How Credit Utilization Affects Your Credit Score and How to Manage It
Credit utilization is one of the most important factors that influence your credit score. It refers to how much of your available credit you're using compared to your total credit limit. Keeping your credit utilization low can help you maintain or improve your credit score, while high utilization can hurt it.
What is Credit Utilization?
Credit utilization is the percentage of your total available credit that you're currently using. It’s a key factor in credit scoring models like FICO and VantageScore, making up about 30% of your total credit score.
(Total Credit Used ÷ Total Credit Limit) × 100
Why Does Credit Utilization Matter?
Creditors and lenders use your credit utilization ratio to assess how responsibly you manage debt. A lower utilization rate shows that you aren’t overly reliant on credit and can handle your finances well.
Low Credit Utilization (0-30%)
✅ Positive impact on credit score
✅ Shows responsible credit management
✅ Makes you more attractive to lenders
High Credit Utilization (Above 30%)
❌ Can lower your credit score
❌ Indicates potential financial stress
❌ Makes it harder to get new credit
How to Calculate Your Credit Utilization
Let’s say you have the following credit card limits:
- Card 1: $5,000 limit, $1,500 balance
- Card 2: $3,000 limit, $900 balance
- Card 3: $2,000 limit, $600 balance
Your total credit limit is $10,000, and your total balance is $3,000.
Best Practices to Keep Credit Utilization Low
To maintain a healthy credit score, it's recommended to keep your credit utilization below 30%, but ideally under 10%. Here are some ways to achieve that:
1. Pay Down Balances Regularly
Making multiple payments throughout the month can help keep your utilization low when creditors report to the bureaus.
2. Request a Credit Limit Increase
Increasing your total credit limit can lower your utilization without changing your spending habits. Just be careful not to increase your debt along with it.
3. Spread Your Balances Across Multiple Cards
Instead of maxing out one card, distribute your expenses across multiple credit cards to keep individual utilization ratios low.
4. Keep Old Credit Accounts Open
Closing credit card accounts reduces your total available credit, which can increase your utilization percentage.
5. Use Personal Loans for Large Expenses
If you need to make a big purchase, consider using a personal loan instead of a credit card. Installment loans don’t affect credit utilization the same way credit cards do.

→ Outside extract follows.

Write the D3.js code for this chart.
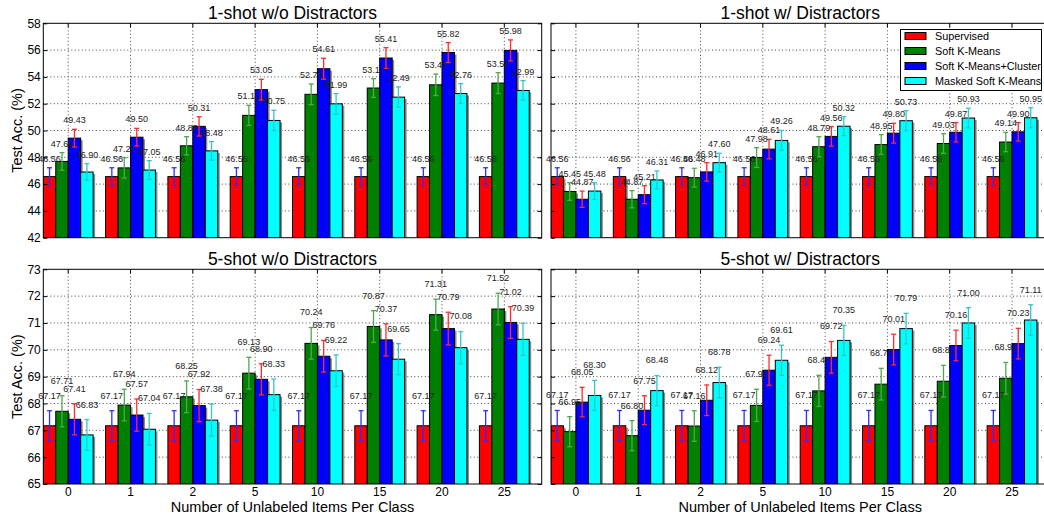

What If Your Credit Utilization is Too High?
If your credit utilization is above 30%, don’t panic. Here are some steps you can take to lower it:
- Pay more than the minimum: Reduce your balances quickly by making larger payments.
- Make payments before your statement closes: Credit bureaus often record utilization based on your statement balance.
- Use balance transfer offers: If you qualify, transferring debt to a card with a 0% intro APR can help you pay off balances faster.
- Avoid new purchases: Try to minimize additional charges until your utilization improves.
Final Thoughts
Credit utilization is a major factor in your credit score, but it's also one of the easiest to manage. By keeping your balances low, requesting credit limit increases, and making timely payments, you can maintain a healthy credit score and improve your financial standing.